* Given instruction *
A single run of lines is to be printed exactly: starting at the line with "Recreate this image" and ending at the line with "const legendItems = ['Meest", both included. Leave the pictures out.

***

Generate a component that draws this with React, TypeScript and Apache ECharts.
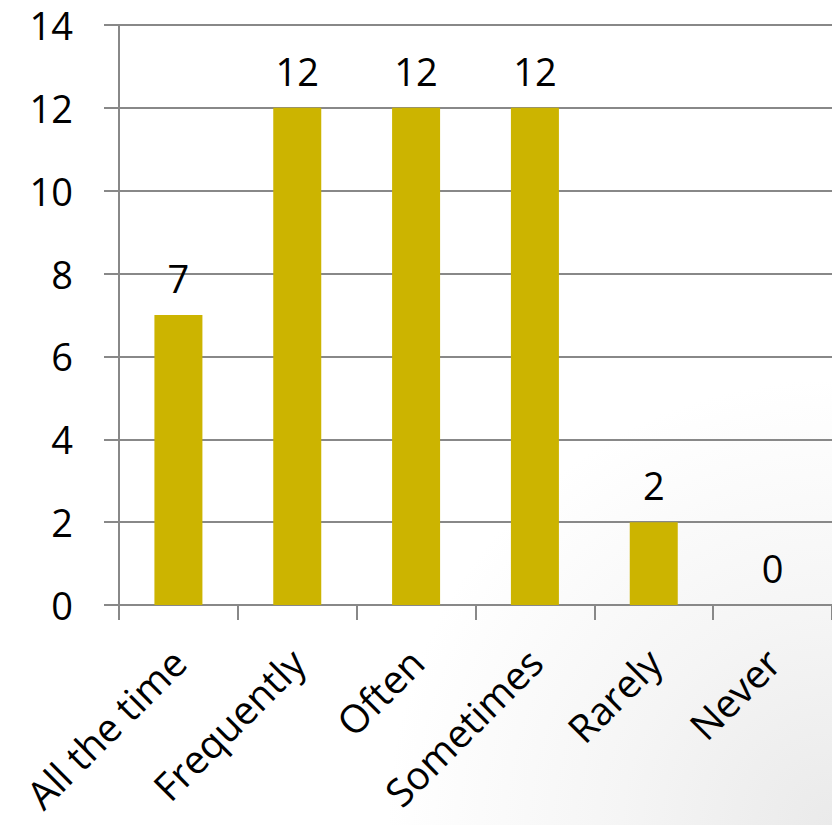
import React, { useEffect, useRef } from "react";
import * as echarts from "echarts";

const categories = ["All the time", "Frequently", "Often", "Sometimes", "Rarely", "Never"];
const values = [7, 12, 12, 12, 2, 0];
const yMin = 0;
const yMax = 14;
const yInterval = 2;

export default function App() {
  const ref = useRef<HTMLDivElement>(null);
  useEffect(() => {
    if (!ref.current) return;
    const chart = echarts.init(ref.current, null, { renderer: "svg" });
    const font = "'Open Sans', 'Liberation Sans', sans-serif";
    const lineColor = "#888888";
    chart.setOption({
      animation: false,
      textStyle: { fontFamily: font },
      grid: { left: 119, top: 25, width: 714, height: 580, containLabel: false },
      xAxis: {
        type: "category",
        data: categories,
        boundaryGap: true,
        axisLine: { show: true, lineStyle: { color: lineColor, width: 2 } },
        axisTick: { show: true, length: 15, inside: false, alignWithLabel: false, lineStyle: { color: lineColor, width: 2 } },
        axisLabel: { rotate: 45, margin: 50, fontSize: 39, color: "#000", fontFamily: font, interval: 0 },
        splitLine: { show: false },
      },
      yAxis: {
        type: "value",
        min: yMin,
        max: yMax,
        interval: yInterval,
        axisLine: { show: true, lineStyle: { color: lineColor, width: 2 } },
        axisTick: { show: true, length: 15, inside: false, lineStyle: { color: lineColor, width: 2 } },
        axisLabel: { margin: 46, fontSize: 38, color: "#000", fontFamily: font },
        splitLine: { show: true, lineStyle: { color: lineColor, width: 2 } },
      },
      series: [
        {
          type: "bar",
          data: values,
          barWidth: 48,
          itemStyle: { color: "#CCB400" },
          label: { show: true, position: "top", distance: 18, fontSize: 38, color: "#000", fontFamily: font },
        },
      ],
    });
    return () => chart.dispose();
  }, []);
  return (
    <div
      style={{
        position: "absolute",
        left: 0,
        top: 0,
        width: 832,
        height: 825,
        overflow: "hidden",
        background: "radial-gradient(circle at 100% 100%, #eaeaea 0%, #f5f5f5 18%, #ffffff 38%)",
      }}
    >
      <div ref={ref} style={{ width: 832, height: 825 }} />
    </div>
  );
}
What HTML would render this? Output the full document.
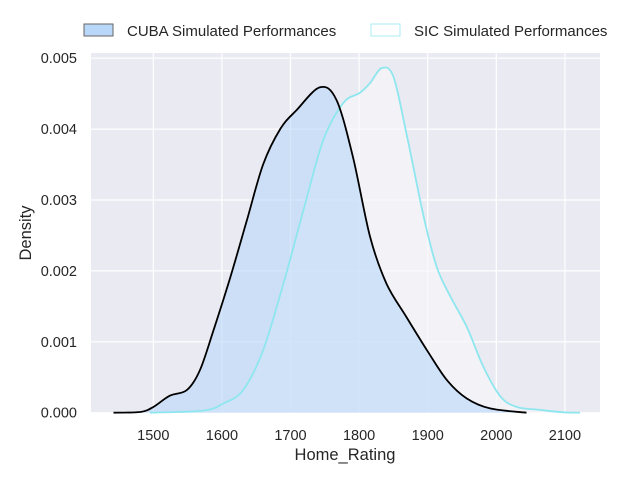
<!DOCTYPE html>
<html><head><meta charset="utf-8"><style>
body{margin:0;background:#fff;font-family:"Liberation Sans",sans-serif}
svg text{font-family:"Liberation Sans",sans-serif;fill:#262626}
</style></head><body>
<svg id="c" width="640" height="480">
<rect x="91" y="53" width="509" height="360" fill="#eaeaf2"/>
<g id="grid"></g><g id="marks"></g><g id="axes"></g>
<g>
<rect x="84" y="24" width="29" height="12" fill="#b9d7f9" stroke="#666" stroke-width="1"/>
<text x="127" y="36" font-size="15">CUBA Simulated Performances</text>
<rect x="371" y="24" width="29" height="12" fill="#ffffff" stroke="#a8ecf2" stroke-width="1"/>
<text x="414" y="36" font-size="15">SIC Simulated Performances</text>
</g>
<text x="345" y="460" font-size="16.5" text-anchor="middle">Home_Rating</text>
<text transform="translate(31,233) rotate(-90)" font-size="16.5" text-anchor="middle">Density</text>
</svg>
<script>
const xTicks=[1500,1600,1700,1800,1900,2000,2100];
const yTicks=[0,0.001,0.002,0.003,0.004,0.005];
const yTickLabels=["0.000","0.001","0.002","0.003","0.004","0.005"];
const cubaX=[1442,1481,1500,1524,1549,1568,1588,1612,1636,1660,1685,1709,1743,1767,1791,1816,1840,1869,1899,1928,1957,1991,2044];
const cubaY=[0,0.00001,0.00008,0.00024,0.00032,0.0006,0.00117,0.0019,0.0027,0.0035,0.004,0.00427,0.00459,0.00441,0.00361,0.00248,0.00182,0.00135,0.00088,0.00046,0.0002,0.00006,0];
const sicX=[1495,1573,1602,1631,1660,1690,1719,1748,1777,1801,1816,1833,1850,1869,1894,1913,1933,1957,1981,2006,2030,2064,2098,2122];
const sicY=[0,0.00003,0.00013,0.00032,0.00088,0.00183,0.00286,0.00385,0.00437,0.00451,0.00465,0.00486,0.00474,0.00394,0.00277,0.00206,0.00164,0.00121,0.00065,0.00023,0.00008,0.00004,0.000005,0];
const NS="http://www.w3.org/2000/svg";
const sx=v=>153.3+(v-1500)*0.686;
const sy=v=>412.7-v*70900;
function mk(t,a,p){const e=document.createElementNS(NS,t);for(const k in a)e.setAttribute(k,a[k]);document.getElementById(p).appendChild(e);return e;}
xTicks.forEach(t=>{
 const l=mk('line',{x1:sx(t),x2:sx(t),y1:53,y2:413,stroke:'#fff','stroke-width':1.2},'grid');
 
 
 const tx=mk('text',{x:sx(t),y:440,'font-size':14.5,'text-anchor':'middle'},'axes');tx.textContent=t;
 
 
});
yTicks.forEach((t,i)=>{
 const l=mk('line',{x1:91,x2:600,y1:sy(t),y2:sy(t),stroke:'#fff','stroke-width':1.2},'grid');
 
 
 const tx=mk('text',{x:77,y:sy(t)+5,'font-size':14.5,'text-anchor':'end'},'axes');tx.textContent=yTickLabels[i];
 
 
});
function path(xs,ys){
 const p=xs.map((x,i)=>[sx(x),sy(ys[i])]);
 let d='M'+p[0][0].toFixed(1)+','+p[0][1].toFixed(1);
 for(let i=0;i<p.length-1;i++){
  const p0=p[Math.max(i-1,0)],p1=p[i],p2=p[i+1],p3=p[Math.min(i+2,p.length-1)];
  const c1=[p1[0]+(p2[0]-p0[0])/6,p1[1]+(p2[1]-p0[1])/6];
  const c2=[p2[0]-(p3[0]-p1[0])/6,p2[1]-(p3[1]-p1[1])/6];
  d+='C'+c1[0].toFixed(1)+','+Math.min(c1[1],412.7).toFixed(1)+' '+c2[0].toFixed(1)+','+Math.min(c2[1],412.7).toFixed(1)+' '+p2[0].toFixed(1)+','+p2[1].toFixed(1);
 }
 return d;
}
function area(xs,ys){return path(xs,ys)+'L'+sx(xs[xs.length-1])+','+sy(0)+'L'+sx(xs[0])+','+sy(0)+'Z';}
const f2=mk('path',{d:area(sicX,sicY),fill:'#f6f6fa','fill-opacity':0.6},'marks');


const f1=mk('path',{d:area(cubaX,cubaY),fill:'#b9d7f9','fill-opacity':0.6},'marks');


const l2=mk('path',{d:path(sicX,sicY),fill:'none',stroke:'#8ee6ee','stroke-width':1.8,'stroke-linejoin':'round'},'marks');


const l1=mk('path',{d:path(cubaX,cubaY),fill:'none',stroke:'#000','stroke-width':1.8,'stroke-linejoin':'round'},'marks');


</script>
</body></html>
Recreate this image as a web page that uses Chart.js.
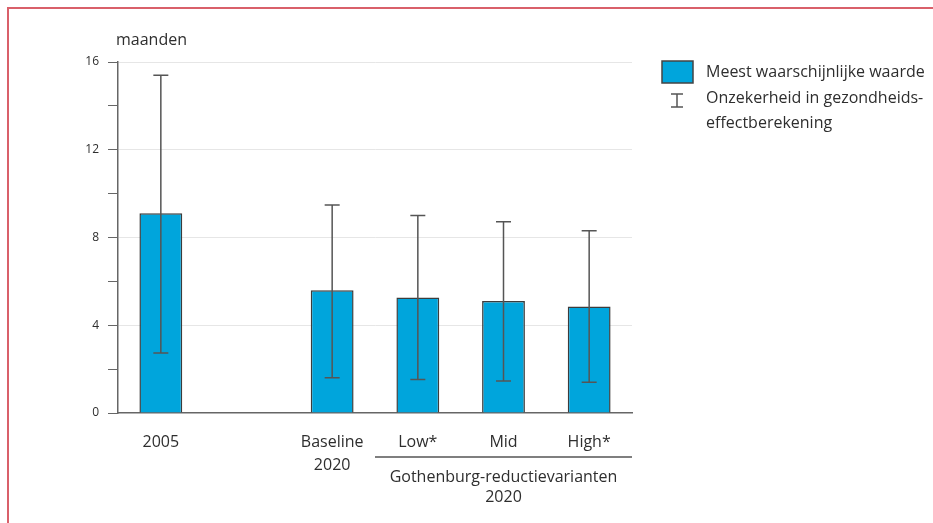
<!DOCTYPE html>
<html>
<head>
<meta charset="utf-8">
<script src="https://cdn.jsdelivr.net/npm/chart.js@4.4.0/dist/chart.umd.min.js"></script>
<style>
html,body{margin:0;padding:0;background:#fff;}
#wrap{width:933px;height:523px;position:relative;}
</style>
</head>
<body>
<div id="wrap"><canvas id="c" width="933" height="523"></canvas></div>
<script>
const categories = ['2005', '', ['Baseline', '2020'], 'Low*', 'Mid', 'High*'];
const likelyValues = [9.1, null, 5.6, 5.27, 5.1, 4.85];
const errLow = [2.73, null, 1.61, 1.53, 1.46, 1.40];
const errHigh = [15.4, null, 9.48, 9.0, 8.72, 8.31];
const yTicks = [0, 4, 8, 12, 16];
const yTitle = 'maanden';
const groupLabel = ['Gothenburg-reductievarianten', '2020'];
const legendItems = ['Meest waarschijnlijke waarde', ['Onzekerheid in gezondheids-', 'effectberekening']];

const FONT = '"Open Sans", sans-serif';
const TXT = '#2e2e2e';
const BAR = '#00a5dc';

const errorBars = {
  id: 'errorBars',
  afterDatasetsDraw(chart) {
    const ctx = chart.ctx;
    const meta = chart.getDatasetMeta(0);
    const y = chart.scales.y;
    ctx.save();
    ctx.strokeStyle = '#555555';
    ctx.lineWidth = 1.5;
    meta.data.forEach((bar, i) => {
      if (errLow[i] == null) return;
      const x = bar.x;
      const yl = y.getPixelForValue(errLow[i]);
      const yh = y.getPixelForValue(errHigh[i]);
      ctx.beginPath();
      ctx.moveTo(x, yl); ctx.lineTo(x, yh);
      ctx.moveTo(x - 7.5, yl); ctx.lineTo(x + 7.5, yl);
      ctx.moveTo(x - 7.5, yh); ctx.lineTo(x + 7.5, yh);
      ctx.stroke();
    });
    ctx.restore();
  }
};

const decorations = {
  id: 'decorations',
  afterDraw(chart) {
    const ctx = chart.ctx;
    const xs = chart.scales.x;
    const area = chart.chartArea;
    ctx.save();
    // frame
    ctx.strokeStyle = '#d9606a';
    ctx.lineWidth = 2;
    ctx.beginPath();
    ctx.moveTo(8, 523); ctx.lineTo(8, 8); ctx.lineTo(933, 8);
    ctx.stroke();
    // y title
    ctx.fillStyle = TXT;
    ctx.font = '16px ' + FONT;
    ctx.textBaseline = 'middle';
    ctx.textAlign = 'left';
    ctx.fillText(yTitle, area.left - 2, 40);
    // group line and label
    const step = xs.getPixelForValue(1) - xs.getPixelForValue(0);
    const x0 = xs.getPixelForValue(3) - step / 2;
    const x1 = xs.getPixelForValue(5) + step / 2;
    ctx.strokeStyle = '#555555';
    ctx.lineWidth = 1.5;
    ctx.beginPath();
    ctx.moveTo(x0, 457); ctx.lineTo(x1, 457);
    ctx.stroke();
    ctx.textAlign = 'center';
    const cx = xs.getPixelForValue(4);
    ctx.fillText(groupLabel[0], cx, 477);
    ctx.fillText(groupLabel[1], cx, 497);
    // legend
    ctx.fillStyle = BAR;
    ctx.fillRect(662, 61, 31, 22);
    ctx.strokeStyle = '#444444';
    ctx.lineWidth = 1.5;
    ctx.strokeRect(662, 61, 31, 22);
    ctx.strokeStyle = '#555555';
    ctx.beginPath();
    ctx.moveTo(677, 94); ctx.lineTo(677, 107);
    ctx.moveTo(671, 94); ctx.lineTo(683, 94);
    ctx.moveTo(671, 107); ctx.lineTo(683, 107);
    ctx.stroke();
    ctx.fillStyle = TXT;
    ctx.textAlign = 'left';
    ctx.fillText(legendItems[0], 706, 72);
    ctx.fillText(legendItems[1][0], 706, 98);
    ctx.fillText(legendItems[1][1], 706, 123);
    ctx.restore();
  }
};

new Chart(document.getElementById('c'), {
  type: 'bar',
  data: {
    labels: categories,
    datasets: [{
      data: likelyValues,
      backgroundColor: BAR,
      borderColor: '#3c3c3c',
      borderWidth: 1.5,
      barPercentage: 0.5,
      categoryPercentage: 1.0
    }]
  },
  options: {
    responsive: false,
    animation: false,
    layout: { padding: { top: 62, right: 301, left: 0, bottom: 0 } },
    plugins: { legend: { display: false }, tooltip: { enabled: false } },
    scales: {
      x: {
        grid: { display: false, drawTicks: false },
        border: { color: '#666666', width: 1.5 },
        ticks: {
          color: TXT,
          font: { family: FONT, size: 16, lineHeight: 1.44 },
          padding: 18,
          maxRotation: 0,
          autoSkip: false
        },
        afterFit(s) { s.height = 110; }
      },
      y: {
        min: 0, max: 16,
        grid: {
          color: (c) => (c.tick && c.tick.value % 4 === 0 && c.tick.value !== 0) ? '#e6e6e6' : 'rgba(0,0,0,0)',
          tickColor: '#666666',
          tickLength: 10,
          lineWidth: 1
        },
        border: { color: '#666666', width: 1.5 },
        ticks: {
          stepSize: 2,
          color: TXT,
          padding: 9,
          font: { family: FONT, size: 12 },
          callback: (v) => yTicks.includes(v) ? String(v) : ''
        },
        afterFit(s) { s.width = 118; }
      }
    }
  },
  plugins: [errorBars, decorations]
});
</script>
</body>
</html>
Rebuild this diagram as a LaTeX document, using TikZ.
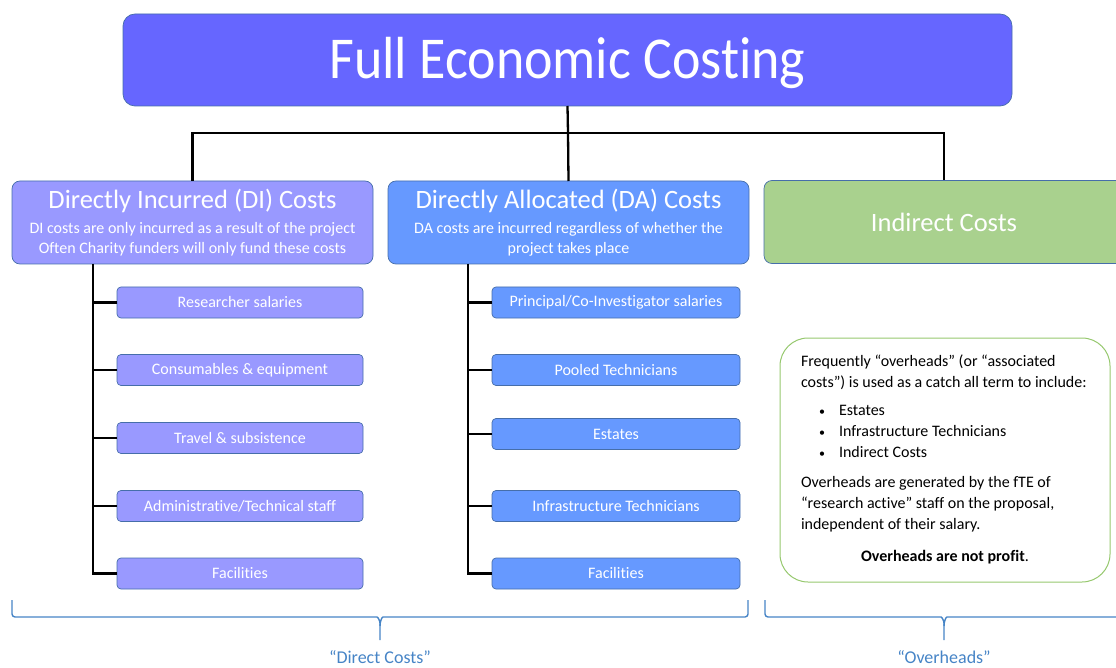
\documentclass[tikz,border=0pt]{standalone}
\usepackage{fontspec}
\setmainfont{Carlito}[Ligatures=NoCommon]
\usetikzlibrary{positioning}

\definecolor{fecblue}{RGB}{102,102,255}
\definecolor{diviolet}{RGB}{153,153,255}
\definecolor{dablue}{RGB}{102,153,255}
\definecolor{indgreen}{RGB}{169,209,142}
\definecolor{edgeblue}{RGB}{70,110,170}
\definecolor{ohgreen}{RGB}{150,200,110}
\definecolor{bracecol}{RGB}{70,132,198}

\newcommand{\ohbullet}{\makebox[38pt][l]{\hspace*{18pt}\scalebox{0.75}{\textbullet}}}

\begin{document}
\begin{tikzpicture}[
		x=1pt, y=-1pt,
		every node/.style={inner sep=0pt, outer sep=0pt},
		catbox/.style={rectangle, rounded corners=8pt, draw=edgeblue, line width=0.7pt,
			text=white, minimum width=361pt, minimum height=83pt, align=center,
			font=\fontsize{16}{20}\selectfont},
		itembox/.style={rectangle, rounded corners=4pt, draw=edgeblue, line width=0.7pt,
			text=white, minimum width=246pt, minimum height=31pt,
			font=\fontsize{16}{18}\selectfont},
		tree/.style={line width=2.3pt},
		bracket/.style={draw=bracecol, line width=1.4pt, rounded corners=3pt},
		bracelabel/.style={text=bracecol, font=\fontsize{18}{20}\selectfont}
	]
  \useasboundingbox (0,0) rectangle (1116,668);
  \clip (0,0) rectangle (1116,668);

  % top of the tree
  \node (fec) [rectangle, rounded corners=12pt, fill=fecblue, draw=edgeblue, line width=0.7pt,
    minimum width=889pt, minimum height=92pt, text=white] at (567.5,60)
    {\raisebox{-19pt}[0pt][0pt]{\scalebox{1}[1.1]{\fontsize{54}{56}\selectfont Full Economic Costing}}};

  % three cost groups
  \node (di) [catbox, fill=diviolet] at (192.5,222.5)
    {{\fontsize{26.5}{28}\selectfont Directly Incurred (DI) Costs}\\[5pt]
     DI costs are only incurred as a result of the project\\
     Often Charity funders will only fund these costs};
  \node (da) [catbox, fill=dablue] at (568.5,222.5)
    {{\fontsize{26.5}{28}\selectfont Directly Allocated (DA) Costs}\\[5pt]
     DA costs are incurred regardless of whether the\\
     project takes place};
  \node (ind) [catbox, fill=indgreen, minimum width=360pt] at (944,222)
    {\fontsize{26.5}{28}\selectfont Indirect Costs};

  \coordinate (split) at (568,133);
  \draw [tree] (fec.south) -- (split);
  \draw [tree] (split) -| (di.north);
  \draw [tree] (split) -- (da.north);
  \draw [tree] (split) -| (ind.north);

  % DI items
  \node (di1) [itembox, fill=diviolet] at (240,302.5) {Researcher salaries};
  \node (di2) [itembox, fill=diviolet] at (240,370) {Consumables \& equipment};
  \node (di3) [itembox, fill=diviolet] at (240,438) {Travel \& subsistence};
  \node (di4) [itembox, fill=diviolet] at (240,506) {Administrative/Technical staff};
  \node (di5) [itembox, fill=diviolet] at (240,573.5) {Facilities};

  \coordinate (dispine) at (93,264);
  \draw [tree] (dispine) |- (di5.west);
  \draw [tree] (di1.west) -- (di1.west -| dispine);
  \draw [tree] (di2.west) -- (di2.west -| dispine);
  \draw [tree] (di3.west) -- (di3.west -| dispine);
  \draw [tree] (di4.west) -- (di4.west -| dispine);

  % DA items
  \node (da1) [itembox, fill=dablue, minimum width=248pt] at (616,302.5) {Principal/Co-Investigator salaries};
  \node (da2) [itembox, fill=dablue, minimum width=248pt] at (616,370) {Pooled Technicians};
  \node (da3) [itembox, fill=dablue, minimum width=248pt] at (616,434) {Estates};
  \node (da4) [itembox, fill=dablue, minimum width=248pt] at (616,506) {Infrastructure Technicians};
  \node (da5) [itembox, fill=dablue, minimum width=248pt] at (616,573.5) {Facilities};

  \coordinate (daspine) at (468,264);
  \draw [tree] (daspine) |- (da5.west);
  \draw [tree] (da1.west) -- (da1.west -| daspine);
  \draw [tree] (da2.west) -- (da2.west -| daspine);
  \draw [tree] (da3.west) -- (da3.west -| daspine);
  \draw [tree] (da4.west) -- (da4.west -| daspine);

  % overheads note
  \node (ohbox) [rectangle, rounded corners=28pt, draw=ohgreen, line width=1pt,
    minimum width=330pt, minimum height=244pt] at (945,460) {};
  \node (ohtext) [anchor=north west, align=left, font=\fontsize{16}{21}\selectfont] at (801,355)
    {Frequently “overheads” (or “associated\\
     costs”) is used as a catch all term to include:\\[7pt]
     \ohbullet Estates\\
     \ohbullet Infrastructure Technicians\\
     \ohbullet Indirect Costs\\[9pt]
     Overheads are generated by the fTE of\\
     “research active” staff on the proposal,\\
     independent of their salary.};
  \node (ohnote) [font=\fontsize{16}{18}\selectfont\bfseries] at (945,557)
    {Overheads are not profit\textmd{.}};

  % braces
  \coordinate (dctip) at (380,640);
  \coordinate (ohtip) at (944,640);
  \draw [bracket] (12,600) -- (12,617) -- (374,617) to[out=0,in=90] (380,626) -- (dctip);
  \draw [bracket] (380,626) to[out=90,in=180] (386,617) -- (748,617) -- (748,600);
  \draw [bracket] (765,600) -- (765,617) -- (938,617) to[out=0,in=90] (944,626) -- (ohtip);
  \draw [bracket] (944,626) to[out=90,in=180] (950,617) -- (1125,617);
  \node (dclabel) [bracelabel] at (380,657) {“Direct Costs”};
  \node (ohlabel) [bracelabel] at (944,657) {“Overheads”};
\end{tikzpicture}
\end{document}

***

* Response *
Recreate this image as a web page that uses Chart.js.
<!DOCTYPE html>
<html>
<head>
<meta charset="utf-8">
<script src="https://cdn.jsdelivr.net/npm/chart.js@4.4.0/dist/chart.umd.min.js"></script>
<style>
html,body{margin:0;padding:0;background:#fff;}
#wrap{width:933px;height:523px;position:relative;}
</style>
</head>
<body>
<div id="wrap"><canvas id="c" width="933" height="523"></canvas></div>
<script>
const categories = ['2005', '', ['Baseline', '2020'], 'Low*', 'Mid', 'High*'];
const likelyValues = [9.1, null, 5.6, 5.27, 5.1, 4.85];
const errLow = [2.73, null, 1.61, 1.53, 1.46, 1.40];
const errHigh = [15.4, null, 9.48, 9.0, 8.72, 8.31];
const yTicks = [0, 4, 8, 12, 16];
const yTitle = 'maanden';
const groupLabel = ['Gothenburg-reductievarianten', '2020'];
const legendItems = ['Meest waarschijnlijke waarde', ['Onzekerheid in gezondheids-', 'effectberekening']];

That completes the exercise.